O economista-chefe do Instituto de Estudos de Desenvolvimento Industrial (Iedi), Rafael Cagnin, lembrou que boa parte do comércio do setor automotivo é intrafirmas, o que compensa em parte a falta de acordos mais atrativos. “Trata-se de uma decisão estratégica de produção dos próprios grupos olhar para onde a produção fica mais competitiva”, afirmou o especialista. Segundo ele, México e Estados Unidos são grandes mercados potenciais para o produto brasileiro. Já o Peru é um mercado pequeno, mas que poderia ser alternativa de diversificação para o Brasil. “Apesar das restrições, Peru é um bom mercado, mas não pode ser considerado a ‘salvação’. O Brasil tem de aproveitar as oportunidades de ampliação das vendas externas com esse câmbio favorável. Mas não dá para sair para qualquer mercado se não houver uma porta aberta”, ressaltou.

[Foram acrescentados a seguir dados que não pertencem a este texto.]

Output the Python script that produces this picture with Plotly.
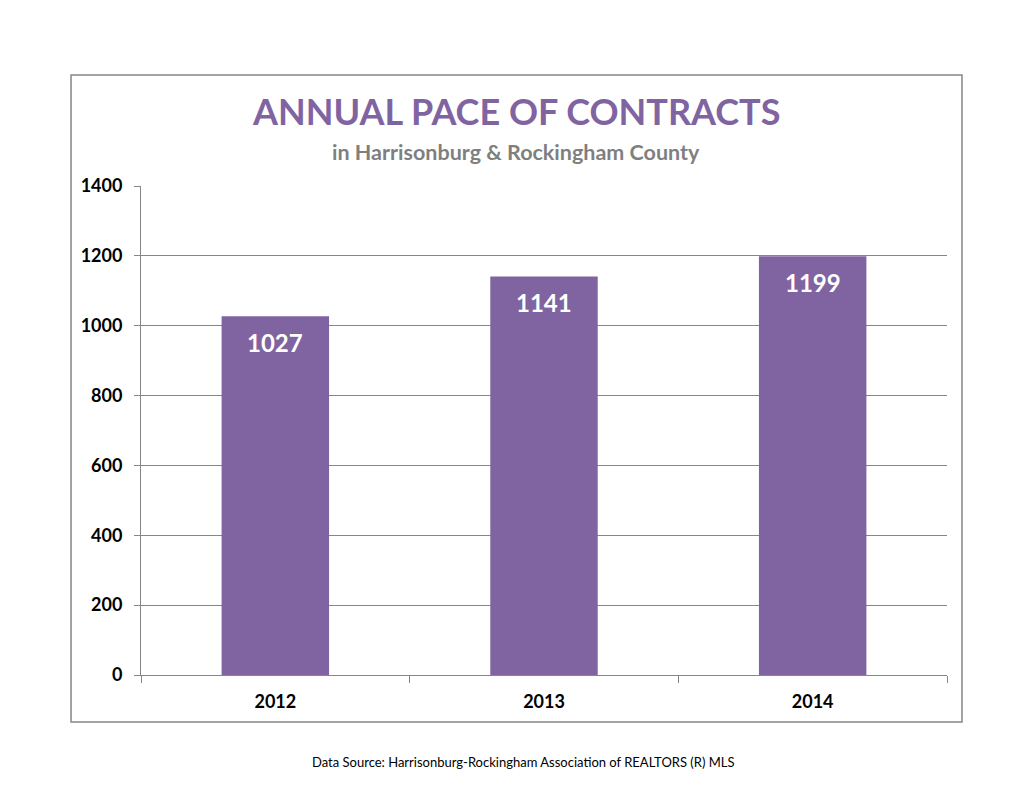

Para avançar nas vendas externas do setor automotivo nacional, a criação de cadeias globais de valor é a sugestão da advogada especialista em comércio internacional do L.O. Baptista-SVMFA, Cynthia Kramer. “O Brasil poderia aproveitar o perfil multinacional da indústria do segmento e tentar seguir mais na cooperação entre as indústrias”, explicou.
A Anfavea também tem olhado com mais atenção para os outros mercados. “A Argentina é nosso principal mercado no exterior, mas se somarmos Colômbia, Peru e Equador, já temos o equivalente a uma Argentina”, explicou. “Queremos abrir novos mercados, mas também melhorar os acordos que já temos com outros países”, defendeu o novo presidente da associação, Antonio Megale.
Argentina
O mais recente sinal de que não haverá avanço na relação com o país vizinho foi dado nesta semana. Na segunda-feira (25), representantes dos governos brasileiro e argentino se reuniram para discutir um possível acordo de livre comércio, em substituição ao acordo vigente, que expira em junho e impõe limites para as vendas livres de impostos. O encontro, porém, terminou sem um consenso, em razão de uma resistência da Argentina.

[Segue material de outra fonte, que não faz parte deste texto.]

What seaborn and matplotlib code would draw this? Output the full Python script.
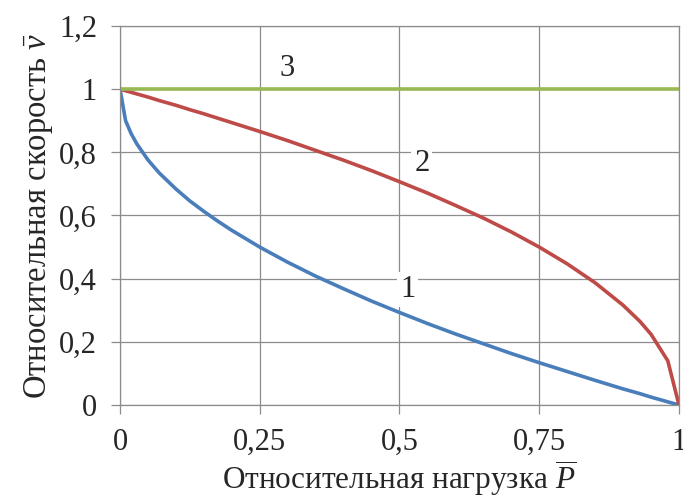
import matplotlib as mpl
mpl.use('Agg')
import matplotlib.pyplot as plt
import pandas as pd
import seaborn as sns

GRID_COLOR = '#8c8c8c'

# relative load P
load = [0, 0.01, 0.02, 0.03, 0.05, 0.07, 0.1, 0.125, 0.15, 0.175, 0.2, 0.25,
        0.3, 0.35, 0.4, 0.45, 0.5, 0.55, 0.6, 0.65, 0.7, 0.75, 0.8, 0.85,
        0.9, 0.93, 0.95, 0.98, 1.0]
# curve 1
speed_1 = [1, 0.90, 0.859, 0.827, 0.776, 0.735, 0.684, 0.646, 0.613, 0.582,
           0.553, 0.50, 0.452, 0.408, 0.368, 0.329, 0.293, 0.258, 0.225,
           0.194, 0.163, 0.134, 0.106, 0.078, 0.051, 0.036, 0.025, 0.01, 0]
# curve 2
speed_2 = [1, 0.995, 0.99, 0.985, 0.975, 0.964, 0.949, 0.935, 0.922, 0.908,
           0.894, 0.866, 0.837, 0.806, 0.775, 0.742, 0.707, 0.671, 0.632,
           0.592, 0.548, 0.50, 0.447, 0.387, 0.316, 0.265, 0.224, 0.14, 0]
# curve 3
speed_3 = [1] * len(load)

curve_names = ['1', '2', '3']
curve_colors = ['#4a7ebb', '#be4b48', '#98b954']
# label anchors (P, v) for the curve numbers
label_pos = [(0.515, 0.365), (0.54, 0.765), (0.299, 1.065)]

xticks = [0, 0.25, 0.5, 0.75, 1]
xtick_labels = ['0', '0,25', '0,5', '0,75', '1']
yticks = [0, 0.2, 0.4, 0.6, 0.8, 1.0, 1.2]
ytick_labels = ['0', '0,2', '0,4', '0,6', '0,8', '1', '1,2']

sns.set_style('white')
plt.rcParams['font.family'] = ['Liberation Serif', 'DejaVu Serif']
plt.rcParams['mathtext.fontset'] = 'custom'
plt.rcParams['mathtext.rm'] = 'Liberation Serif'
plt.rcParams['mathtext.it'] = 'Liberation Serif:italic'

df = pd.DataFrame({
    'P': load * 3,
    'v': speed_1 + speed_2 + speed_3,
    'curve': ['1'] * len(load) + ['2'] * len(load) + ['3'] * len(load),
})

fig = plt.figure(figsize=(6.83, 4.97), dpi=100)
ax = fig.add_axes([0.1757, 0.1851, 0.8184, 0.7626])

sns.lineplot(data=df, x='P', y='v', hue='curve', hue_order=curve_names,
             palette=dict(zip(curve_names, curve_colors)), lw=2.6,
             legend=False, ax=ax)

ax.set_xlim(0, 1)
ax.set_ylim(0, 1.2)
ax.set_xticks(xticks)
ax.set_xticklabels(xtick_labels)
ax.set_yticks(yticks)
ax.set_yticklabels(ytick_labels)
ax.grid(True, color=GRID_COLOR, lw=0.9)
ax.set_axisbelow(True)
for spine in ax.spines.values():
    spine.set_color(GRID_COLOR)
    spine.set_linewidth(0.9)
ax.tick_params(axis='both', direction='out', length=6.5, width=0.9,
               color=GRID_COLOR, labelsize=22, pad=10, bottom=True, left=True)

for name, (px, py) in zip(curve_names, label_pos):
    ax.text(px, py, name, fontsize=22, ha='center', va='center',
            bbox=dict(facecolor='white', edgecolor='none', pad=2))

ax.set_xlabel(r'Относительная нагрузка $\overline{P}$', fontsize=22.5, labelpad=1)
ax.set_ylabel(r'Относительная скорость $\bar{v}$', fontsize=23.5, labelpad=3)

plt.savefig('out.png', dpi=100)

“Com a chegada de Mauricio Macri (ao governo argentino), o cenário mudou bastante e as incertezas diminuíram. Entretanto, o setor automotivo argentino tem um lobby muito forte, então não dá para avaliar como será a reação desse segmento frente a um acordo diferente com o Brasil”, afirmou Cynthia, do L.O. Baptista-SVMFA. Diante da lentidão, até mesmo os empresários estão pessimistas. Megale, da Anfavea, já trabalha para a renovação do atual acordo, uma vez que o livre comércio está cada vez mais distante.
Além disso, o cenário não é dos mais favoráveis para que o consumidor argentino compre um carro importado. Desde que Macri assumiu o governo e começou a implementar o ajuste fiscal, o câmbio se desvalorizou e tornou mais cara a compra de produtos do exterior, embora tenha facilitado a obtenção de moeda para o comércio internacional do país. A isso se soma o aumento das tarifas de alguns serviços, como o fornecimento de energia, que devem avançar pelo menos 300% em 2016, segundo estimativas de analistas.
“A situação na Argentina está longe de ser um paraíso, esse ano vai ser de inflação alta, o que corroerá parcela da renda do argentino”, avaliou Cagnin, do Iedi. Não é a toa que os embarques de veículos e acessórios para a Argentina, em volume, caíram 27% no primeiro trimestre de 2016 em comparação com igual período de 2015, de acordo com dados do Ministério do Desenvolvimento, Indústria e Comércio (Mdic). A queda é mais intensa do que a vista nas exportações totais do setor para todos os destinos, de 17%.